Copy the data exactly as it appears, and do not include any pictures.

» **Stored rows**
════════════════════

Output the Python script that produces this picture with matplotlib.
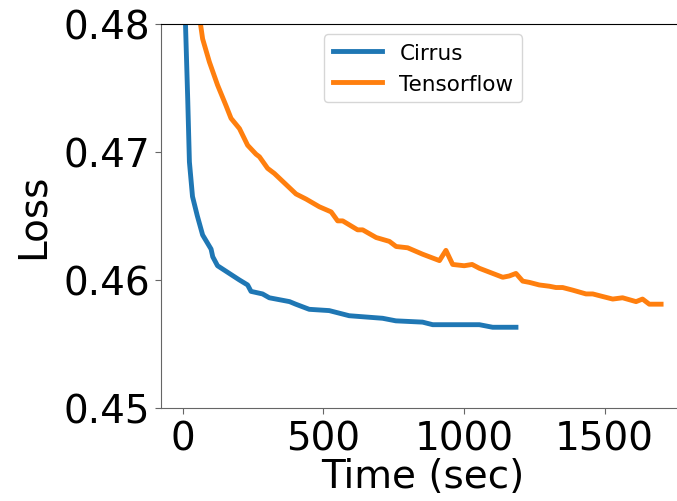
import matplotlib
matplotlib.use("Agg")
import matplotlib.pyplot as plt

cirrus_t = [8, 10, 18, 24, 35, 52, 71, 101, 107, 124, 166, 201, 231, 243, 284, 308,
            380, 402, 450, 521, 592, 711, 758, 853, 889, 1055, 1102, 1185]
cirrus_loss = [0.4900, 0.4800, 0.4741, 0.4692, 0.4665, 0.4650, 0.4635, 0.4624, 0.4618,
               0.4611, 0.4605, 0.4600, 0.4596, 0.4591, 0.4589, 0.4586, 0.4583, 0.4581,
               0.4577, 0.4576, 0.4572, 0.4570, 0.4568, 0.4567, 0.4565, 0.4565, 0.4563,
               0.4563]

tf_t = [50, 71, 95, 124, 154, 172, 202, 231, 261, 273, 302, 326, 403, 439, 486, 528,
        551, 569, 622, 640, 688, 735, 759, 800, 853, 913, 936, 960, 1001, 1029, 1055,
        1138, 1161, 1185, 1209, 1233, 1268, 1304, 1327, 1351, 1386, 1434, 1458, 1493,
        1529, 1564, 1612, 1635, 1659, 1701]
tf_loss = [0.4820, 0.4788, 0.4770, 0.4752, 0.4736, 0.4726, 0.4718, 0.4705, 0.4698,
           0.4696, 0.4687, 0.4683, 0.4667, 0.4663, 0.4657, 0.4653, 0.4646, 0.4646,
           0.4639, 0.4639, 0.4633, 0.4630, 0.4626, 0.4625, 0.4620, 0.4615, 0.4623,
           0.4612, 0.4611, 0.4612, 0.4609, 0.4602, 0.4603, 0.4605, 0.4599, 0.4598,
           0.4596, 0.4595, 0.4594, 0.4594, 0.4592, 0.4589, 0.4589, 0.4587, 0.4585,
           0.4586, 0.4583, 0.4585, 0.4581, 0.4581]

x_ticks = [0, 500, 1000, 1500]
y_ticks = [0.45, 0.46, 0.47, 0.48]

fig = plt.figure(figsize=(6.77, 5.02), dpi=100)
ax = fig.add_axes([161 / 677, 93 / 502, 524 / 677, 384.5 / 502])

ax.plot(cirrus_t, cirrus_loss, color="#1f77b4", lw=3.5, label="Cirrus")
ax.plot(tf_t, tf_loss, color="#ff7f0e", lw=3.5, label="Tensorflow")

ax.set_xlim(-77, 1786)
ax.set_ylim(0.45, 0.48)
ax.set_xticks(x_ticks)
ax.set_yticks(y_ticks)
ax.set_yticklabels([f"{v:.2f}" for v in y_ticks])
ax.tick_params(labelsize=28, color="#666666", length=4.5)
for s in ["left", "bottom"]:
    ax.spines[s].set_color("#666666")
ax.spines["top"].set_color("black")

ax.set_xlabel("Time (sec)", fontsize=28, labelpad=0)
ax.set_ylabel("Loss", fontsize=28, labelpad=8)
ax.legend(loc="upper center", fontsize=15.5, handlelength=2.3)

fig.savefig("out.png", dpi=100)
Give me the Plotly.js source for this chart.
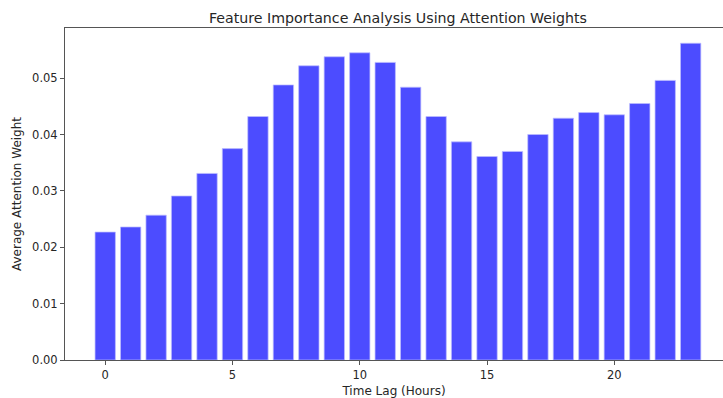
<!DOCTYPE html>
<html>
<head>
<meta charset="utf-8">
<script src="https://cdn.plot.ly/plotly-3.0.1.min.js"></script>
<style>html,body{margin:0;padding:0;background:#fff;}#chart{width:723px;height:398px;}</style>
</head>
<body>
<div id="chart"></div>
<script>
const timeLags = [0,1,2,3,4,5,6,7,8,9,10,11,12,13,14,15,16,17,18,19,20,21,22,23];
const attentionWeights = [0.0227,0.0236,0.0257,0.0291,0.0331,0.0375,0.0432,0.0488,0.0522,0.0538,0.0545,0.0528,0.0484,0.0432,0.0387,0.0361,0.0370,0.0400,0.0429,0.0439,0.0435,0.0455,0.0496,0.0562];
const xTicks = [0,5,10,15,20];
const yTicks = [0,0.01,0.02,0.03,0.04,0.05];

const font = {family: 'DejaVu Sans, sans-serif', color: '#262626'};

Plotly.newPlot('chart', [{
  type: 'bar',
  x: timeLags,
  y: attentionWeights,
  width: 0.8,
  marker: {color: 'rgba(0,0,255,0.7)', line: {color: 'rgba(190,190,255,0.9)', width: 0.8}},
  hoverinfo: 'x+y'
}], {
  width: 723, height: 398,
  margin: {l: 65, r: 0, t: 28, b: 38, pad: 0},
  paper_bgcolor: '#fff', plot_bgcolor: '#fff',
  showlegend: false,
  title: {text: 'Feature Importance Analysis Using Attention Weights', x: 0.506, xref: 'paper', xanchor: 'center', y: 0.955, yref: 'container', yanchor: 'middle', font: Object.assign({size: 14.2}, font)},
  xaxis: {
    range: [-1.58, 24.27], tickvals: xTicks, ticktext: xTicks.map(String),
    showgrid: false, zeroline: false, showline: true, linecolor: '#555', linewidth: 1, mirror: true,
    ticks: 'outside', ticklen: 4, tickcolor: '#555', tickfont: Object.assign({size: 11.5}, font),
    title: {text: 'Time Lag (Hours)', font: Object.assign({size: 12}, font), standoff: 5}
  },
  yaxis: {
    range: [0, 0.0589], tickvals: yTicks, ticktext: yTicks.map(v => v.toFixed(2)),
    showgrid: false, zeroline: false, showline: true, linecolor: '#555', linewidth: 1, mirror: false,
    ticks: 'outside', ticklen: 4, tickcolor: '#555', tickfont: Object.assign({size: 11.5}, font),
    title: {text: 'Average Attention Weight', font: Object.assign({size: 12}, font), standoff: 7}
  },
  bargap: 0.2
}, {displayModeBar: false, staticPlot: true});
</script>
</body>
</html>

════════════════════

» **Correct answer**
Output the Python script that produces this picture with matplotlib.
import matplotlib
matplotlib.use("Agg")
import matplotlib.pyplot as plt

cirrus_t = [8, 10, 18, 24, 35, 52, 71, 101, 107, 124, 166, 201, 231, 243, 284, 308,
            380, 402, 450, 521, 592, 711, 758, 853, 889, 1055, 1102, 1185]
cirrus_loss = [0.4900, 0.4800, 0.4741, 0.4692, 0.4665, 0.4650, 0.4635, 0.4624, 0.4618,
               0.4611, 0.4605, 0.4600, 0.4596, 0.4591, 0.4589, 0.4586, 0.4583, 0.4581,
               0.4577, 0.4576, 0.4572, 0.4570, 0.4568, 0.4567, 0.4565, 0.4565, 0.4563,
               0.4563]

tf_t = [50, 71, 95, 124, 154, 172, 202, 231, 261, 273, 302, 326, 403, 439, 486, 528,
        551, 569, 622, 640, 688, 735, 759, 800, 853, 913, 936, 960, 1001, 1029, 1055,
        1138, 1161, 1185, 1209, 1233, 1268, 1304, 1327, 1351, 1386, 1434, 1458, 1493,
        1529, 1564, 1612, 1635, 1659, 1701]
tf_loss = [0.4820, 0.4788, 0.4770, 0.4752, 0.4736, 0.4726, 0.4718, 0.4705, 0.4698,
           0.4696, 0.4687, 0.4683, 0.4667, 0.4663, 0.4657, 0.4653, 0.4646, 0.4646,
           0.4639, 0.4639, 0.4633, 0.4630, 0.4626, 0.4625, 0.4620, 0.4615, 0.4623,
           0.4612, 0.4611, 0.4612, 0.4609, 0.4602, 0.4603, 0.4605, 0.4599, 0.4598,
           0.4596, 0.4595, 0.4594, 0.4594, 0.4592, 0.4589, 0.4589, 0.4587, 0.4585,
           0.4586, 0.4583, 0.4585, 0.4581, 0.4581]

x_ticks = [0, 500, 1000, 1500]
y_ticks = [0.45, 0.46, 0.47, 0.48]

fig = plt.figure(figsize=(6.77, 5.02), dpi=100)
ax = fig.add_axes([161 / 677, 93 / 502, 524 / 677, 384.5 / 502])

ax.plot(cirrus_t, cirrus_loss, color="#1f77b4", lw=3.5, label="Cirrus")
ax.plot(tf_t, tf_loss, color="#ff7f0e", lw=3.5, label="Tensorflow")

ax.set_xlim(-77, 1786)
ax.set_ylim(0.45, 0.48)
ax.set_xticks(x_ticks)
ax.set_yticks(y_ticks)
ax.set_yticklabels([f"{v:.2f}" for v in y_ticks])
ax.tick_params(labelsize=28, color="#666666", length=4.5)
for s in ["left", "bottom"]:
    ax.spines[s].set_color("#666666")
ax.spines["top"].set_color("black")

ax.set_xlabel("Time (sec)", fontsize=28, labelpad=0)
ax.set_ylabel("Loss", fontsize=28, labelpad=8)
ax.legend(loc="upper center", fontsize=15.5, handlelength=2.3)

fig.savefig("out.png", dpi=100)
Give me the Plotly.js source for this chart.
<!DOCTYPE html>
<html>
<head>
<meta charset="utf-8">
<script src="https://cdn.plot.ly/plotly-3.0.1.min.js"></script>
<style>html,body{margin:0;padding:0;background:#fff;}#chart{width:723px;height:398px;}</style>
</head>
<body>
<div id="chart"></div>
<script>
const timeLags = [0,1,2,3,4,5,6,7,8,9,10,11,12,13,14,15,16,17,18,19,20,21,22,23];
const attentionWeights = [0.0227,0.0236,0.0257,0.0291,0.0331,0.0375,0.0432,0.0488,0.0522,0.0538,0.0545,0.0528,0.0484,0.0432,0.0387,0.0361,0.0370,0.0400,0.0429,0.0439,0.0435,0.0455,0.0496,0.0562];
const xTicks = [0,5,10,15,20];
const yTicks = [0,0.01,0.02,0.03,0.04,0.05];

const font = {family: 'DejaVu Sans, sans-serif', color: '#262626'};

Plotly.newPlot('chart', [{
  type: 'bar',
  x: timeLags,
  y: attentionWeights,
  width: 0.8,
  marker: {color: 'rgba(0,0,255,0.7)', line: {color: 'rgba(190,190,255,0.9)', width: 0.8}},
  hoverinfo: 'x+y'
}], {
  width: 723, height: 398,
  margin: {l: 65, r: 0, t: 28, b: 38, pad: 0},
  paper_bgcolor: '#fff', plot_bgcolor: '#fff',
  showlegend: false,
  title: {text: 'Feature Importance Analysis Using Attention Weights', x: 0.506, xref: 'paper', xanchor: 'center', y: 0.955, yref: 'container', yanchor: 'middle', font: Object.assign({size: 14.2}, font)},
  xaxis: {
    range: [-1.58, 24.27], tickvals: xTicks, ticktext: xTicks.map(String),
    showgrid: false, zeroline: false, showline: true, linecolor: '#555', linewidth: 1, mirror: true,
    ticks: 'outside', ticklen: 4, tickcolor: '#555', tickfont: Object.assign({size: 11.5}, font),
    title: {text: 'Time Lag (Hours)', font: Object.assign({size: 12}, font), standoff: 5}
  },
  yaxis: {
    range: [0, 0.0589], tickvals: yTicks, ticktext: yTicks.map(v => v.toFixed(2)),
    showgrid: false, zeroline: false, showline: true, linecolor: '#555', linewidth: 1, mirror: false,
    ticks: 'outside', ticklen: 4, tickcolor: '#555', tickfont: Object.assign({size: 11.5}, font),
    title: {text: 'Average Attention Weight', font: Object.assign({size: 12}, font), standoff: 7}
  },
  bargap: 0.2
}, {displayModeBar: false, staticPlot: true});
</script>
</body>
</html>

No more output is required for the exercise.